CS/HB 7081 — State Court System Administration
by Judiciary Committee; Civil Justice Subcommittee; and Rep. DiCeglie (CS/CS/SB 656 by Appropriations Committee; Judiciary Committee; and Senator Baxley)
This summary is provided for information only and does not represent the opinion of any Senator, Senate Officer, or Senate Office.
Prepared by: Judiciary Committee (JU)
The bill amends several statutes relating to the administration of the state court system. The bill addresses foreign language court interpreters and mediators, parenting coordination, judicial retirements, and electronic records and fingerprinting.
Foreign Language Court Interpreters and Mediators
The bill provides the Office of the State Courts Administrator with statutory authority to conduct national background screenings for court-appointed foreign language court interpreters and mediators.
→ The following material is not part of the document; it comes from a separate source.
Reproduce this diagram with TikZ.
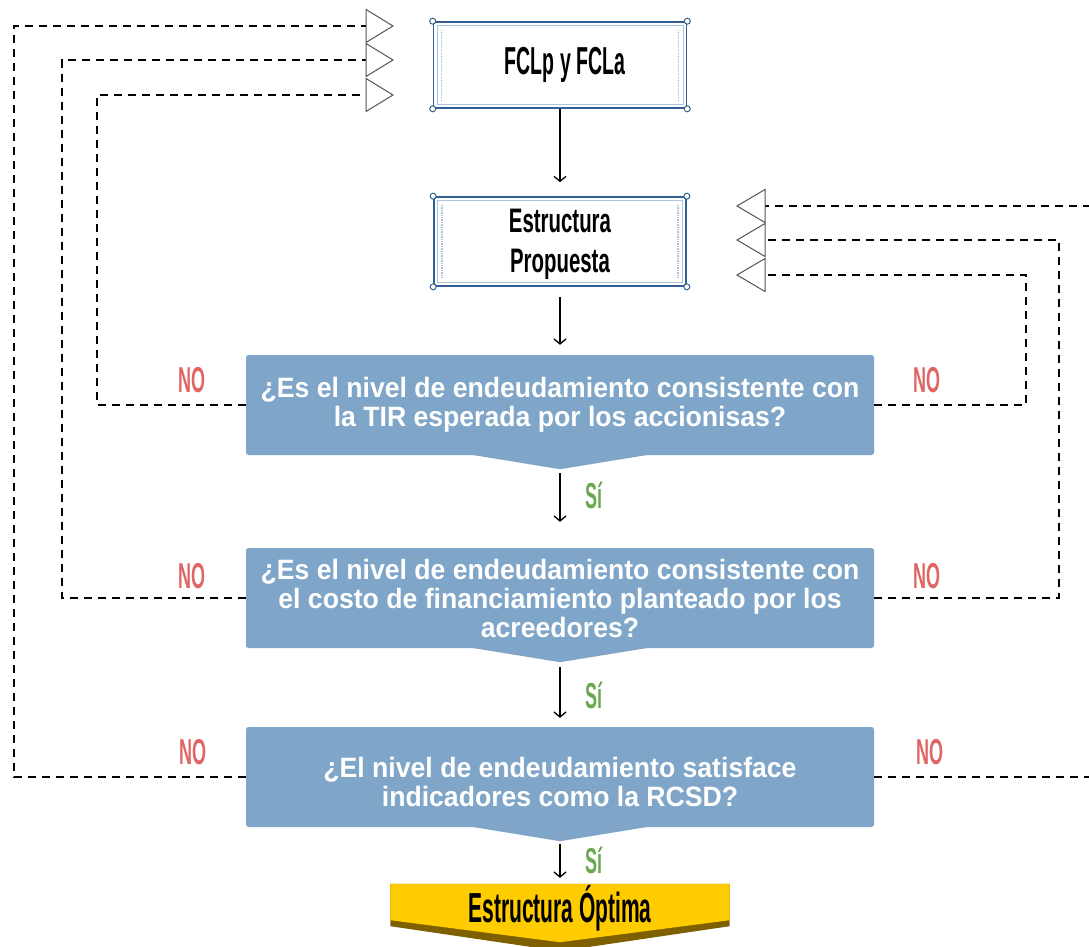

This statutory change is needed to comply with requirements established by the U.S. Department of Justice and the Federal Bureau of Investigation.
The bill permits confidential communications between parties and the parenting coordinator, that are otherwise confidential, to be used as testimony and evidence in professional misconduct or professional malpractice cases against a coordinator. Members of the Parenting Coordinator Review Board and any other person who is appointed or employed by the Supreme Court to assist in a parenting coordinator disciplinary proceeding, such as a prosecutor or investigator, is given civil immunity for actions associated with disciplinary proceedings.
The bill amends provisions relating to the Florida Retirement System to clarify that only a justice or a judge who reaches age 70 before July 1, 2019, is authorized to purchase service credit relating to either temporary duty as a senior judge after that date or the remainder of the justice or judge’s term of office.
Electronic Judgments and Fingerprinting
The bill permits, but does not require, the courts to implement the use of electronic judgments and electronic fingerprinting in certain criminal cases. The bill requires that an electronic record of a judgment of guilty include a certification by the judge that the fingerprints belong to the defendant and that the certification, in a written or electronic record, of a guilty judgment is admissible as prima facie evidence that the fingerprints on the judgment are those of the defendant.
If approved by the Governor, these provisions take effect July 1, 2019.